After more than 60 years as the home of BBC Research and Innovation, Kingswood Warren is closing at the end of the month, writes David Fox.

After more than 60 years as the home of BBC Research and Innovation, Kingswood Warren is closing at the end of the month, writes David Fox.

The site has been sold for residential development and BBC R&D is moving to Centre House in West London, beside Television Centre.

Kingswood Warren, a large, neo-Gothic country house, has been in use since 1948 and many significant broadcast technologies have been worked on there, such as Teletext, Nicam Digital Stereo, DAB radio, HDTV, interactivity, digital terrestrial transmission (most recently the DVB-T2 technology) and 3D.

Many of the technologies developed at Kingswood Warren have been advanced in conjunction with other broadcasters, such as NHK (with which the BBC has recently been working on Super Hi-Vision and higher framerate recording).
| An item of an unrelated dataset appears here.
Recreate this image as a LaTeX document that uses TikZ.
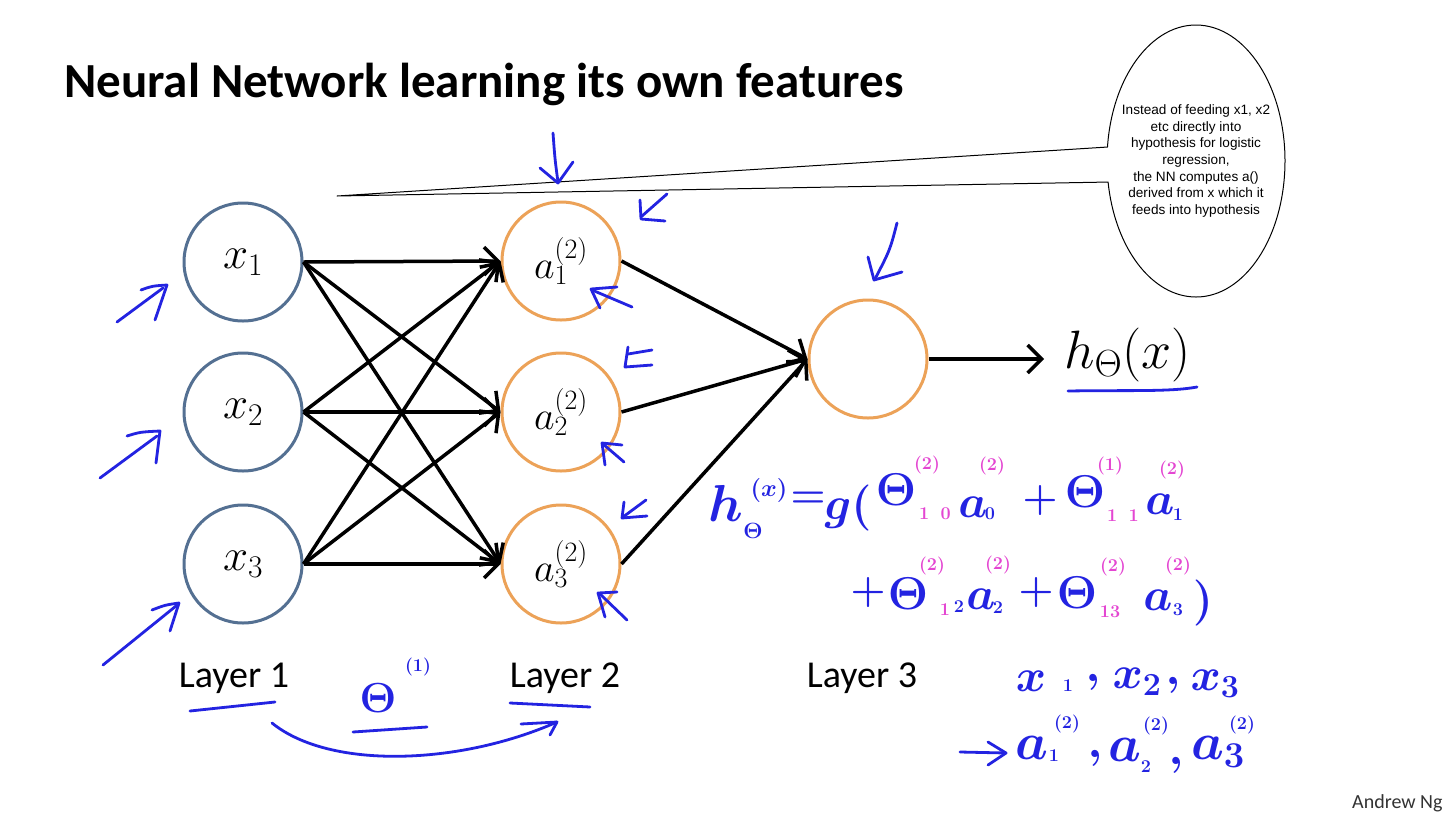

It has also worked on Production Magic technology, such as virtual graphics for election coverage or sports, including new production tools and methods being developed for the 2012 Olympics.

The new facility at Centre House is being fitted with completely new infrastructure, including a reference digital transmission suite. However, it will have about one third of the space of Kingswood Warren, although there will also be dedicated TV and audio studios (TC0 and TC12) at TV Centre.